Zhang emphasized that Airswift is hyper-focused on leveraging Web3 tools to create something that can impact consumers’ daily lives, which is the company is focused on enabling crypto payments.

Still, he admits there are hurdles.

“The wallet is complicated,” he said, “You have to remember the private key, which is a nightmare for all the consumers.”

Beyond that, as it relates to companies operating within the crypto space, some pureplay crypto-native people, so said Zhang, struggle to move beyond peer-to-peer payment experiences to create payment gateways that can appropriately handle all the anomalies that can happen in the still-emergent industry.

“At the end of the day,” he said, “the three key things [around crypto payments] are accessibility, security, and convenience.”

He added that accessibility has mostly been resolved, but there is still work to be done around security and convenience. 

“For merchants, security is the number one concern because payment rails hold money and have large cash flows,” Zhang said. “But for consumers, convenience is the greatest concern.” 

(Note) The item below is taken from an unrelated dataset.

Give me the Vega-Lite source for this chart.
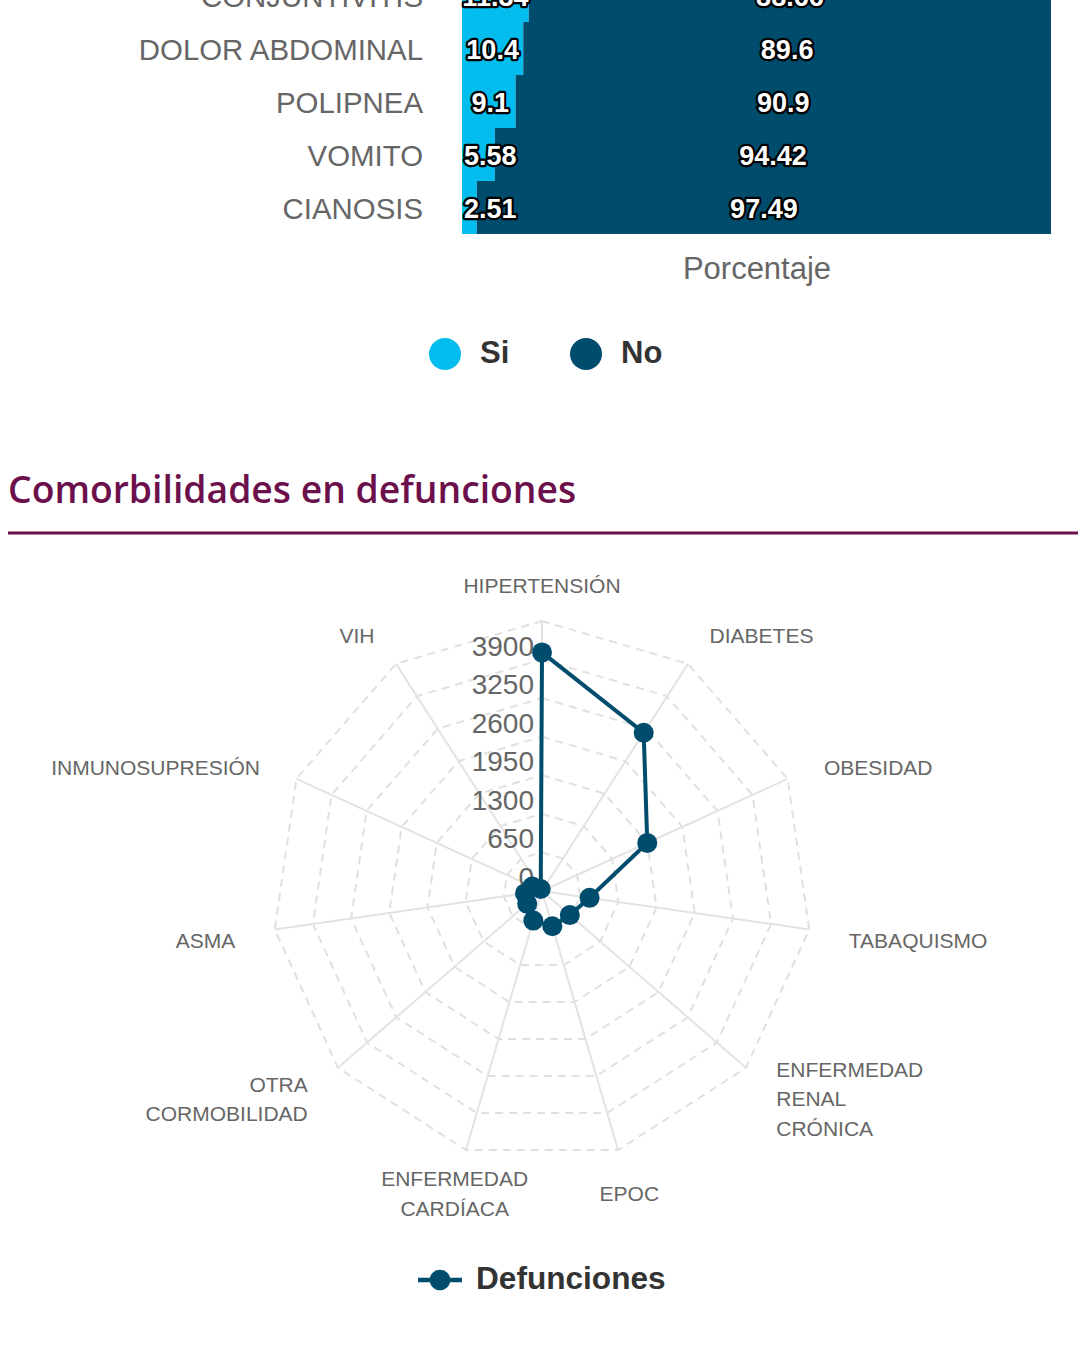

A Need for Foundational WEB3 Infrastructure

Zhang said you have to deliver value to the general public.

“People still think Web3 is speculative, that the industry cannot last long, and they move their focus to a different industry — tomorrow it’s AI that is hot. But from my perspective, I see a lot of fellow projects working on building the fundamental infrastructure of Web3 and that makes me feel very comfortable talking about the promise of the industry. Just take for example the internet, Web 2.0, going through the dot.com bubble, then through mobile when iPhone really changed the landscape of the industry.” 

It takes time for things to harmonize, he adds. And that future harmony is what he is looking forward to most.